Robert Abayo Ouko - Lecturer, Department of Business Studies, St Paul’s University, Kenya

Dr. John Muhoho - Senior Lecturer, Department of Business Studies, St. Paul’s University, Kenya


The growth of the banking sector in Kenya has witnessed a rise in competition towards gaining and sustaining a competitive advantage. Banking institutions are undergoing continuous improvement to increase the levels of customer satisfaction. The outlined improvement entails constantly changing to adapt to the dynamics of the banking environment. Financial institutions rely on projects to implement desired change for improved service delivery, growth, and diversification. This background accounts for the importance of effective project management practices in the banking sector. This research project examined the effects of communication as a driver of performance of projects in Kenyan Commercial Banks.

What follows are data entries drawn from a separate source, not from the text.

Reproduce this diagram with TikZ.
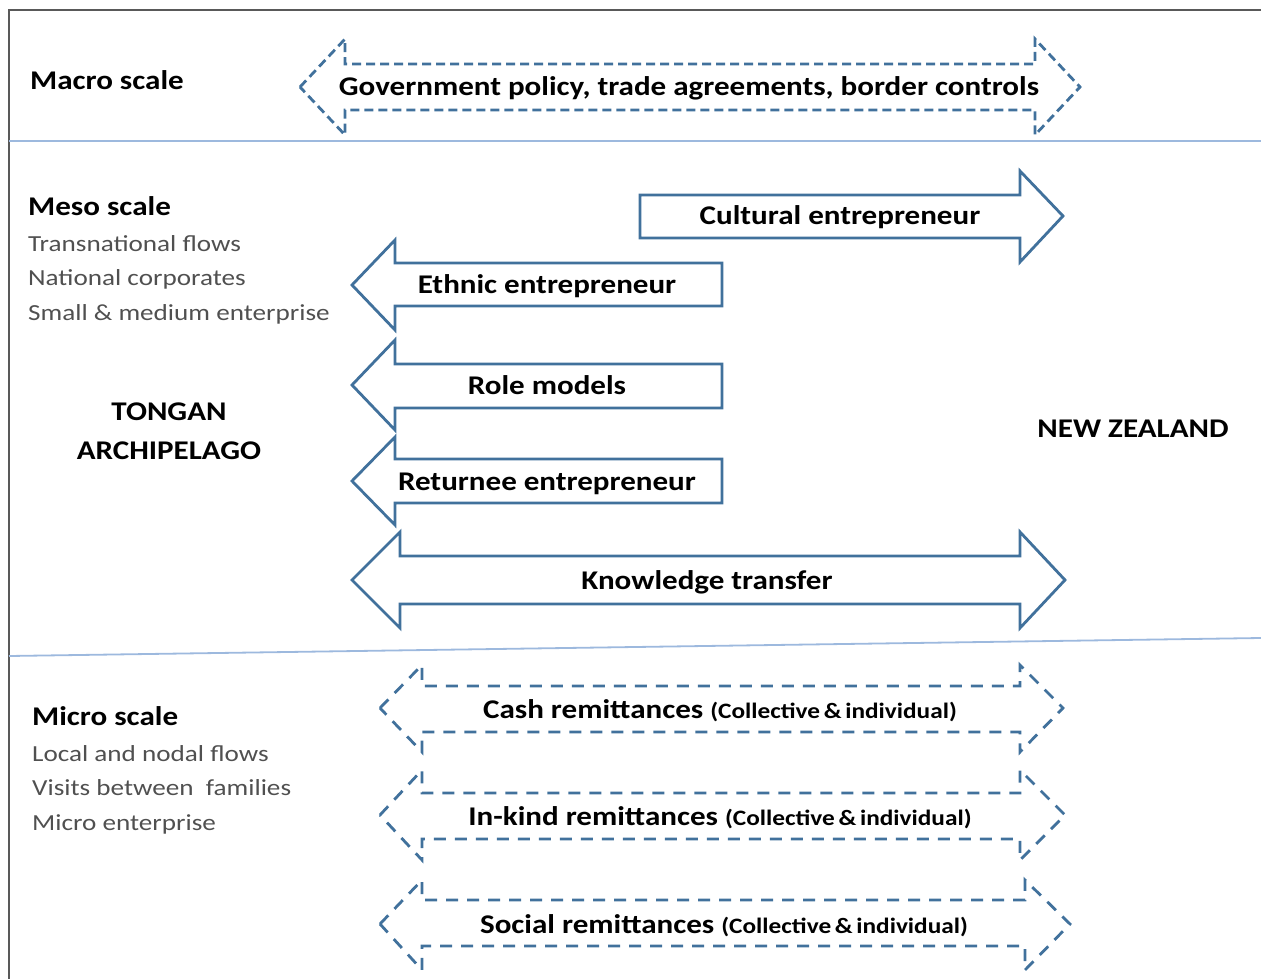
\documentclass[tikz,border=0pt]{standalone}
\usepackage{fontspec}
\setmainfont{Carlito}[FakeStretch=1.15]
\newfontfamily\subfont{Carlito}[FakeStretch=1.18]
\definecolor{arrowblue}{HTML}{41719C}
\definecolor{sepblue}{HTML}{9DB9DE}
\definecolor{framegray}{HTML}{595959}
\definecolor{txtgray}{HTML}{505050}
\tikzset{
  blockarrow/.style={draw=arrowblue, line width=2.8pt, fill=white, line join=miter},
  dasharrow/.style={draw=arrowblue, line width=2.8pt, dash pattern=on 9pt off 5pt, line join=miter},
  remitarrow/.style={draw=arrowblue, line width=2.8pt, dash pattern=on 12pt off 9pt, line join=miter},
  lbl/.style={font=\bfseries\fontsize{27}{30}\selectfont, inner sep=0pt, anchor=base},
  heading/.style={font=\bfseries\fontsize{27}{30}\selectfont, inner sep=0pt, anchor=base west},
  subline/.style={font=\subfont\fontsize{23}{26}\selectfont, text=txtgray, inner sep=0pt, anchor=base west},
  place/.style={font=\bfseries\fontsize{27}{30}\selectfont, inner sep=0pt, anchor=base},
}
\newcommand{\smallpart}[1]{{\fontsize{22}{24}\selectfont #1}}
\begin{document}
\begin{tikzpicture}[x=1pt,y=-1pt]
\useasboundingbox (0,0) rectangle (1261,979);
% frame
\draw[framegray, line width=1.6pt] (9,979) -- (9,10) -- (1261,10);
% separators
\draw[sepblue, line width=1.8pt] (9,141) -- (1261,141);
\draw[sepblue, line width=1.8pt] (9,656) -- (1261,638);

% macro dashed double arrow
\draw[dasharrow] (300,87) -- (345,39) -- (345,64) -- (1035,64) -- (1035,39) -- (1080,87)
  -- (1035,135) -- (1035,110) -- (345,110) -- (345,135) -- cycle;
\node[lbl] (gov) at (689,96) {Government policy, trade agreements, border controls};

% meso arrows
\draw[blockarrow] (640,195) -- (1020,195) -- (1020,171) -- (1063,216) -- (1020,262) -- (1020,238) -- (640,238) -- cycle;
\node[lbl] (cult) at (840,224) {Cultural entrepreneur};

\draw[blockarrow] (722,263) -- (395,263) -- (395,240) -- (352,285) -- (395,330) -- (395,306) -- (722,306) -- cycle;
\node[lbl] (ethnic) at (547,293) {Ethnic entrepreneur};

\draw[blockarrow] (722,364) -- (395,364) -- (395,340) -- (352,385) -- (395,430) -- (395,408) -- (722,408) -- cycle;
\node[lbl] (role) at (547,394) {Role models};

\draw[blockarrow] (722,459) -- (395,459) -- (395,437) -- (352,481) -- (395,525) -- (395,503) -- (722,503) -- cycle;
\node[lbl] (returnee) at (547,490) {Returnee entrepreneur};

\draw[blockarrow] (352,580) -- (400,532) -- (400,556) -- (1020,556) -- (1020,532) -- (1065,580)
  -- (1020,628) -- (1020,604) -- (400,604) -- (400,628) -- cycle;
\node[lbl] (know) at (707,589) {Knowledge transfer};

% micro dashed arrows
\draw[remitarrow] (380,708) -- (422,665) -- (422,686) -- (1020,686) -- (1020,665) -- (1063,708)
  -- (1020,752) -- (1020,732) -- (422,732) -- (422,752) -- cycle;
\node[lbl] (cash) at (720,718) {Cash remittances \smallpart{(Collective\,\&\,individual)}};

\draw[remitarrow] (380,815) -- (422,770) -- (422,793) -- (1020,793) -- (1020,770) -- (1065,815)
  -- (1020,860) -- (1020,839) -- (422,839) -- (422,860) -- cycle;
\node[lbl] (inkind) at (720,825) {In-kind remittances \smallpart{(Collective\,\&\,individual)}};

\draw[remitarrow] (380,924) -- (422,880) -- (422,900) -- (1025,900) -- (1025,880) -- (1070,924)
  -- (1025,970) -- (1025,946) -- (422,946) -- (422,970) -- cycle;
\node[lbl] (social) at (724,933) {Social remittances \smallpart{(Collective\,\&\,individual)}};

% left texts
\node[heading] (macro) at (30,90) {Macro scale};
\node[heading] (meso) at (28,215) {Meso scale};
\node[subline] (m1) at (28,251) {Transnational flows};
\node[subline] (m2) at (28,285) {National corporates};
\node[subline] (m3) at (28,320) {Small \& medium enterprise};
\node[place] (tongan) at (169,420) {TONGAN};
\node[place] (archi) at (169,459) {ARCHIPELAGO};
\node[place] (nz) at (1133,437) {NEW ZEALAND};
\node[heading] (micro) at (32,725) {Micro scale};
\node[subline] (u1) at (32,761) {Local and nodal flows};
\node[subline] (u2) at (32,795) {Visits between\ \ families};
\node[subline] (u3) at (32,830) {Micro enterprise};
\end{tikzpicture}
\end{document}
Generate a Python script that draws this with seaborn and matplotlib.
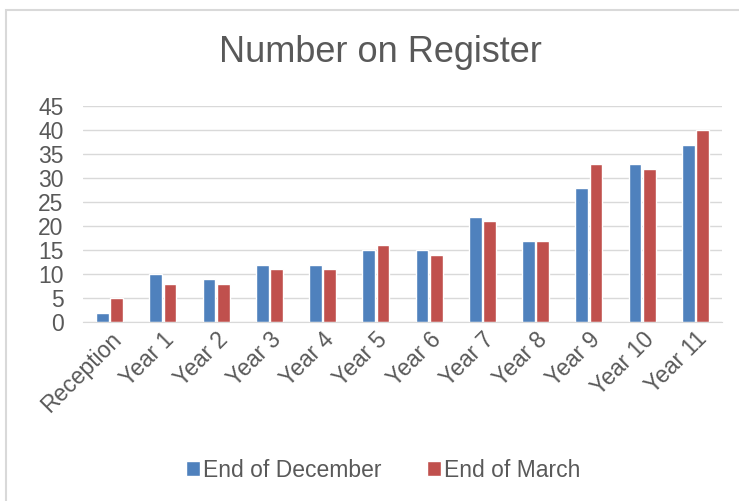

The study adopted a descriptive research design, with the primary data collection instrument being questionnaires. The target population encompassed the project managers in all the 43 banks that compose the Kenyan banking industry. The purposeful sampling technique was utilized to include project managers from all the banks in Kenya because they are involved in leading all the resultant projects. SPSS was used for data analysis, that is, both inferential and descriptive statistics. The analyzed data was presented in the form of tables, graphs, and charts for effective interpretation. The study’s findings indicated that communication is essential in ensuring that all stakeholders involved in a project operate in sync. Optimal communication is an essential aspect of improved performance. However, the study’s regression model revealed that communication could be sensitive if not implemented appropriately in the process of project management. Particularly, oversharing information could result in poor communication owing to the limited availability of feedback. This phenomenon reduces the deliverability of projects because feedback is fundamental, especially in change implementation. The perception that quality communication is a manager’s responsibility could also be affecting the variable negatively. Ordinarily, both vertical and horizontal communication requires both the sender and the recipient. As such, it is essential to review the approach to communication in banking projects even with the implementation of technology.